Copy the data that follows exactly. Include no pictures.

Stored records:
------------
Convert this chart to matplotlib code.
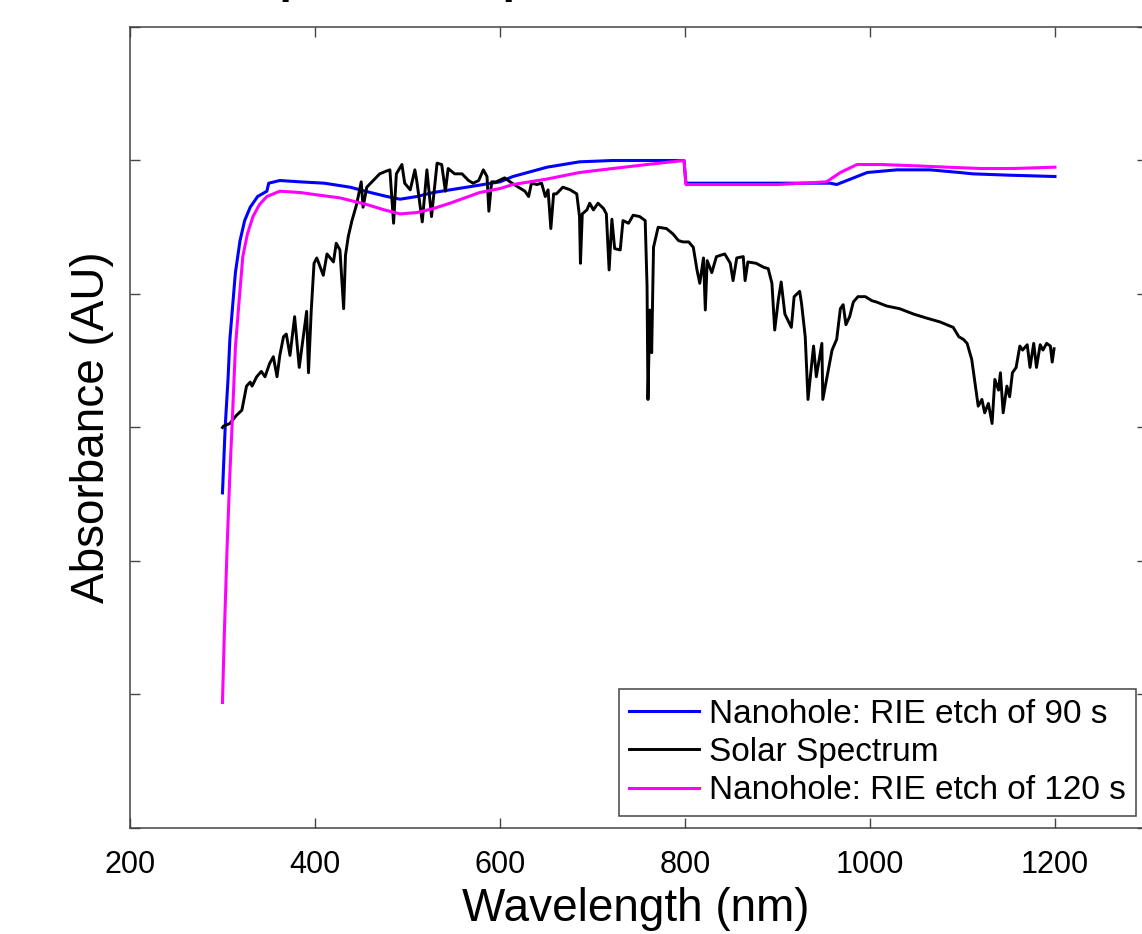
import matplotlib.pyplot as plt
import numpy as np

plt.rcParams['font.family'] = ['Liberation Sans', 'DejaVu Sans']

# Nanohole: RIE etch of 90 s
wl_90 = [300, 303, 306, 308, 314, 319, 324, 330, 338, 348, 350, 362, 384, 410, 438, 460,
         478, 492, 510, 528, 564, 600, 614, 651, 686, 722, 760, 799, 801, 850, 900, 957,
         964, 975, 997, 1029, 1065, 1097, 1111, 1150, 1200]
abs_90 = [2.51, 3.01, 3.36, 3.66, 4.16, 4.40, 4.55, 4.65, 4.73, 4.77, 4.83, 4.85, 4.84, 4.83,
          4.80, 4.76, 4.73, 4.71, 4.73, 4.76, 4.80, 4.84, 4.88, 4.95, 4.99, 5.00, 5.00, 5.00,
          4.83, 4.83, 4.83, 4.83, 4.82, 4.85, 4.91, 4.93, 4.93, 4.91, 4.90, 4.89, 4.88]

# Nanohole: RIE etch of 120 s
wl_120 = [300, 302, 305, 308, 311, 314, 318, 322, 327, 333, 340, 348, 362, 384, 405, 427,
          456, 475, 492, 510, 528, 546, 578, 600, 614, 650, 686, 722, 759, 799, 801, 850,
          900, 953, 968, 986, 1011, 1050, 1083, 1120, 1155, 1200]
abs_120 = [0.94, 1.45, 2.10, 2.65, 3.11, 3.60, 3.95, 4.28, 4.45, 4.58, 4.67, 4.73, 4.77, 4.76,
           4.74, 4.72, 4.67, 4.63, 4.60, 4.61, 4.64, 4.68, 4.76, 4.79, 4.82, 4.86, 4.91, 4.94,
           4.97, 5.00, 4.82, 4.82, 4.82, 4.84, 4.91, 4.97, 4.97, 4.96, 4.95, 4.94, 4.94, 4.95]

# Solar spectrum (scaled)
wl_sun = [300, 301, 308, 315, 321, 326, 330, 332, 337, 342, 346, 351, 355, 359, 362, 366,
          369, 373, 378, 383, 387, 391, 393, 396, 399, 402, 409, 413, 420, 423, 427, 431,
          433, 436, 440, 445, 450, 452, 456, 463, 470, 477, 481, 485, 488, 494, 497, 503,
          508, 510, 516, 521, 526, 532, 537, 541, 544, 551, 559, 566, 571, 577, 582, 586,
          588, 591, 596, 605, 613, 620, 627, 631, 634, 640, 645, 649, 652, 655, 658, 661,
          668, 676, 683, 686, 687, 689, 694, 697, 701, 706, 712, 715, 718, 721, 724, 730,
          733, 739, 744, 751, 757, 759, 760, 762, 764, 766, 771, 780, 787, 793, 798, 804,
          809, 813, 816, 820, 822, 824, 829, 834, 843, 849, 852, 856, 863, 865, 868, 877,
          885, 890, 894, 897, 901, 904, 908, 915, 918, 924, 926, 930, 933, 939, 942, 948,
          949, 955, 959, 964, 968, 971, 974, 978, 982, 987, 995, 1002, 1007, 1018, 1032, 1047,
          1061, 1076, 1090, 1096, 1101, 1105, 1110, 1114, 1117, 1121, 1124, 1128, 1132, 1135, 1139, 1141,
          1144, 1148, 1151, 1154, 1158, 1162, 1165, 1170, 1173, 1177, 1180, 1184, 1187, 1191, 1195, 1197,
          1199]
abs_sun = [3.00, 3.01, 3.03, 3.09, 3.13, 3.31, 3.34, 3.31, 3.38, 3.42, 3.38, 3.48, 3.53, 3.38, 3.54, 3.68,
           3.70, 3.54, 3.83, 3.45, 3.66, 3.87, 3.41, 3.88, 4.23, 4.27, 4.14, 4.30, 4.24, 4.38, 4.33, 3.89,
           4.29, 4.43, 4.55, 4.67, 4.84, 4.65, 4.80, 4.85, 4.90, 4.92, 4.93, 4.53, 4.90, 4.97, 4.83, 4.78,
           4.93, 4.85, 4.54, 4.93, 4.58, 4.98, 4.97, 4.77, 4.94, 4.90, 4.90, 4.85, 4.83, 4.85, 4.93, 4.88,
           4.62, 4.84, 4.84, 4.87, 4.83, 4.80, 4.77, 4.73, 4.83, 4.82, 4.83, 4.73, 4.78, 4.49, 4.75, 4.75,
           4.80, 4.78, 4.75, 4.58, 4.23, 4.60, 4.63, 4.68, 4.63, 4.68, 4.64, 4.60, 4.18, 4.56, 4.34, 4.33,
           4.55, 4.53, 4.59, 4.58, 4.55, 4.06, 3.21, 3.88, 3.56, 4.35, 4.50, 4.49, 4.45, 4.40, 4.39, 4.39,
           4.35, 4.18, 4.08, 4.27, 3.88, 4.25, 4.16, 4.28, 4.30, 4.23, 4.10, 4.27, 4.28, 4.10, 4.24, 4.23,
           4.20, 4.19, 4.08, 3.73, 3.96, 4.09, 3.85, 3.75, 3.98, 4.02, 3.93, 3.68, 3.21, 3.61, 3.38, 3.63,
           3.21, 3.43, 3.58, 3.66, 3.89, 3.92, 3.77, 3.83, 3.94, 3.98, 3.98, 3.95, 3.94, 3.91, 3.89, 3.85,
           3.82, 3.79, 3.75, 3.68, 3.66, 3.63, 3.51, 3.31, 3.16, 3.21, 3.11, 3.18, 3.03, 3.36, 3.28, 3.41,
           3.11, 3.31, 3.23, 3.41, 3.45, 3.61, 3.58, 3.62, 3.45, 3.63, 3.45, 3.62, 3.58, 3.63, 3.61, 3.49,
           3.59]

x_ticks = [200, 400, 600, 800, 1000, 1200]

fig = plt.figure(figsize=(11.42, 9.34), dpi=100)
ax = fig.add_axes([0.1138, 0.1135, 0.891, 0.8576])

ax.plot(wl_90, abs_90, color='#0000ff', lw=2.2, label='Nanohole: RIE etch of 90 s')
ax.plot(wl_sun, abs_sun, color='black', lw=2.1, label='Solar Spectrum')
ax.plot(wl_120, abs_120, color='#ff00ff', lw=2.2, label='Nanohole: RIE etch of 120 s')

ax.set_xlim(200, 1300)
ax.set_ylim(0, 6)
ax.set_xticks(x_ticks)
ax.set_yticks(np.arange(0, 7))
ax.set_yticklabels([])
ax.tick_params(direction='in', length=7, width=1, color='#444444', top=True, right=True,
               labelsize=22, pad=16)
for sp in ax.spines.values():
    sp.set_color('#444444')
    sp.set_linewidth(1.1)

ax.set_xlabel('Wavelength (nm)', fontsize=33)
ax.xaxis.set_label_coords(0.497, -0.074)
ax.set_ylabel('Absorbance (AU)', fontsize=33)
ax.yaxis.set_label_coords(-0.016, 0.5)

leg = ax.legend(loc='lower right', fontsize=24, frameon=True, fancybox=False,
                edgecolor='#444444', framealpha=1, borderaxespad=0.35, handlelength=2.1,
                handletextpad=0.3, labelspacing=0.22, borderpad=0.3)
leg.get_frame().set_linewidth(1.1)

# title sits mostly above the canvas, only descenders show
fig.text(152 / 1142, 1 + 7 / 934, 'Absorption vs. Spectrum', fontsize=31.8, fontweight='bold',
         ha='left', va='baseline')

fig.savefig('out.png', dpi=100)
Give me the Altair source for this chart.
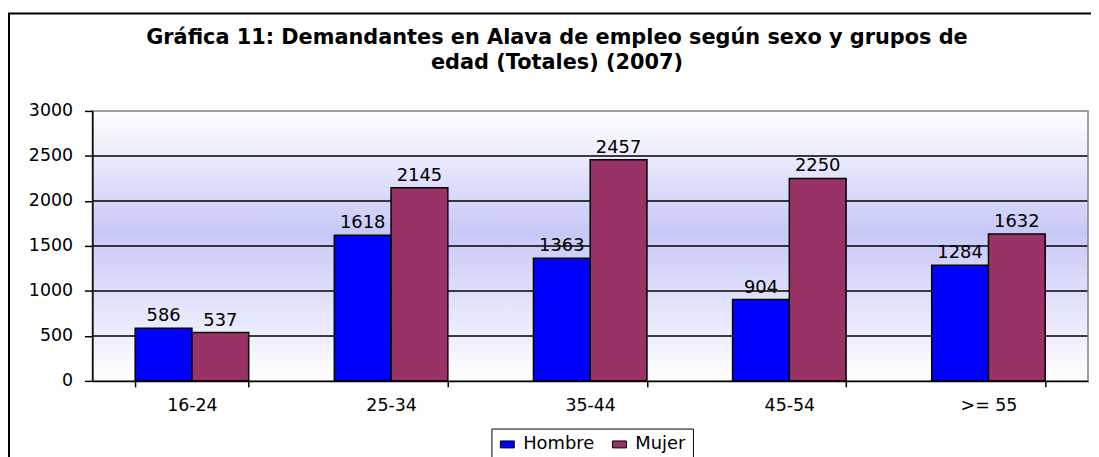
------------
● Exercise solution:
Convert this chart to matplotlib code.
import matplotlib.pyplot as plt
import numpy as np

plt.rcParams['font.family'] = ['Liberation Sans', 'DejaVu Sans']

# Nanohole: RIE etch of 90 s
wl_90 = [300, 303, 306, 308, 314, 319, 324, 330, 338, 348, 350, 362, 384, 410, 438, 460,
         478, 492, 510, 528, 564, 600, 614, 651, 686, 722, 760, 799, 801, 850, 900, 957,
         964, 975, 997, 1029, 1065, 1097, 1111, 1150, 1200]
abs_90 = [2.51, 3.01, 3.36, 3.66, 4.16, 4.40, 4.55, 4.65, 4.73, 4.77, 4.83, 4.85, 4.84, 4.83,
          4.80, 4.76, 4.73, 4.71, 4.73, 4.76, 4.80, 4.84, 4.88, 4.95, 4.99, 5.00, 5.00, 5.00,
          4.83, 4.83, 4.83, 4.83, 4.82, 4.85, 4.91, 4.93, 4.93, 4.91, 4.90, 4.89, 4.88]

# Nanohole: RIE etch of 120 s
wl_120 = [300, 302, 305, 308, 311, 314, 318, 322, 327, 333, 340, 348, 362, 384, 405, 427,
          456, 475, 492, 510, 528, 546, 578, 600, 614, 650, 686, 722, 759, 799, 801, 850,
          900, 953, 968, 986, 1011, 1050, 1083, 1120, 1155, 1200]
abs_120 = [0.94, 1.45, 2.10, 2.65, 3.11, 3.60, 3.95, 4.28, 4.45, 4.58, 4.67, 4.73, 4.77, 4.76,
           4.74, 4.72, 4.67, 4.63, 4.60, 4.61, 4.64, 4.68, 4.76, 4.79, 4.82, 4.86, 4.91, 4.94,
           4.97, 5.00, 4.82, 4.82, 4.82, 4.84, 4.91, 4.97, 4.97, 4.96, 4.95, 4.94, 4.94, 4.95]

# Solar spectrum (scaled)
wl_sun = [300, 301, 308, 315, 321, 326, 330, 332, 337, 342, 346, 351, 355, 359, 362, 366,
          369, 373, 378, 383, 387, 391, 393, 396, 399, 402, 409, 413, 420, 423, 427, 431,
          433, 436, 440, 445, 450, 452, 456, 463, 470, 477, 481, 485, 488, 494, 497, 503,
          508, 510, 516, 521, 526, 532, 537, 541, 544, 551, 559, 566, 571, 577, 582, 586,
          588, 591, 596, 605, 613, 620, 627, 631, 634, 640, 645, 649, 652, 655, 658, 661,
          668, 676, 683, 686, 687, 689, 694, 697, 701, 706, 712, 715, 718, 721, 724, 730,
          733, 739, 744, 751, 757, 759, 760, 762, 764, 766, 771, 780, 787, 793, 798, 804,
          809, 813, 816, 820, 822, 824, 829, 834, 843, 849, 852, 856, 863, 865, 868, 877,
          885, 890, 894, 897, 901, 904, 908, 915, 918, 924, 926, 930, 933, 939, 942, 948,
          949, 955, 959, 964, 968, 971, 974, 978, 982, 987, 995, 1002, 1007, 1018, 1032, 1047,
          1061, 1076, 1090, 1096, 1101, 1105, 1110, 1114, 1117, 1121, 1124, 1128, 1132, 1135, 1139, 1141,
          1144, 1148, 1151, 1154, 1158, 1162, 1165, 1170, 1173, 1177, 1180, 1184, 1187, 1191, 1195, 1197,
          1199]
abs_sun = [3.00, 3.01, 3.03, 3.09, 3.13, 3.31, 3.34, 3.31, 3.38, 3.42, 3.38, 3.48, 3.53, 3.38, 3.54, 3.68,
           3.70, 3.54, 3.83, 3.45, 3.66, 3.87, 3.41, 3.88, 4.23, 4.27, 4.14, 4.30, 4.24, 4.38, 4.33, 3.89,
           4.29, 4.43, 4.55, 4.67, 4.84, 4.65, 4.80, 4.85, 4.90, 4.92, 4.93, 4.53, 4.90, 4.97, 4.83, 4.78,
           4.93, 4.85, 4.54, 4.93, 4.58, 4.98, 4.97, 4.77, 4.94, 4.90, 4.90, 4.85, 4.83, 4.85, 4.93, 4.88,
           4.62, 4.84, 4.84, 4.87, 4.83, 4.80, 4.77, 4.73, 4.83, 4.82, 4.83, 4.73, 4.78, 4.49, 4.75, 4.75,
           4.80, 4.78, 4.75, 4.58, 4.23, 4.60, 4.63, 4.68, 4.63, 4.68, 4.64, 4.60, 4.18, 4.56, 4.34, 4.33,
           4.55, 4.53, 4.59, 4.58, 4.55, 4.06, 3.21, 3.88, 3.56, 4.35, 4.50, 4.49, 4.45, 4.40, 4.39, 4.39,
           4.35, 4.18, 4.08, 4.27, 3.88, 4.25, 4.16, 4.28, 4.30, 4.23, 4.10, 4.27, 4.28, 4.10, 4.24, 4.23,
           4.20, 4.19, 4.08, 3.73, 3.96, 4.09, 3.85, 3.75, 3.98, 4.02, 3.93, 3.68, 3.21, 3.61, 3.38, 3.63,
           3.21, 3.43, 3.58, 3.66, 3.89, 3.92, 3.77, 3.83, 3.94, 3.98, 3.98, 3.95, 3.94, 3.91, 3.89, 3.85,
           3.82, 3.79, 3.75, 3.68, 3.66, 3.63, 3.51, 3.31, 3.16, 3.21, 3.11, 3.18, 3.03, 3.36, 3.28, 3.41,
           3.11, 3.31, 3.23, 3.41, 3.45, 3.61, 3.58, 3.62, 3.45, 3.63, 3.45, 3.62, 3.58, 3.63, 3.61, 3.49,
           3.59]

x_ticks = [200, 400, 600, 800, 1000, 1200]

fig = plt.figure(figsize=(11.42, 9.34), dpi=100)
ax = fig.add_axes([0.1138, 0.1135, 0.891, 0.8576])

ax.plot(wl_90, abs_90, color='#0000ff', lw=2.2, label='Nanohole: RIE etch of 90 s')
ax.plot(wl_sun, abs_sun, color='black', lw=2.1, label='Solar Spectrum')
ax.plot(wl_120, abs_120, color='#ff00ff', lw=2.2, label='Nanohole: RIE etch of 120 s')

ax.set_xlim(200, 1300)
ax.set_ylim(0, 6)
ax.set_xticks(x_ticks)
ax.set_yticks(np.arange(0, 7))
ax.set_yticklabels([])
ax.tick_params(direction='in', length=7, width=1, color='#444444', top=True, right=True,
               labelsize=22, pad=16)
for sp in ax.spines.values():
    sp.set_color('#444444')
    sp.set_linewidth(1.1)

ax.set_xlabel('Wavelength (nm)', fontsize=33)
ax.xaxis.set_label_coords(0.497, -0.074)
ax.set_ylabel('Absorbance (AU)', fontsize=33)
ax.yaxis.set_label_coords(-0.016, 0.5)

leg = ax.legend(loc='lower right', fontsize=24, frameon=True, fancybox=False,
                edgecolor='#444444', framealpha=1, borderaxespad=0.35, handlelength=2.1,
                handletextpad=0.3, labelspacing=0.22, borderpad=0.3)
leg.get_frame().set_linewidth(1.1)

# title sits mostly above the canvas, only descenders show
fig.text(152 / 1142, 1 + 7 / 934, 'Absorption vs. Spectrum', fontsize=31.8, fontweight='bold',
         ha='left', va='baseline')

fig.savefig('out.png', dpi=100)
Give me the Altair source for this chart.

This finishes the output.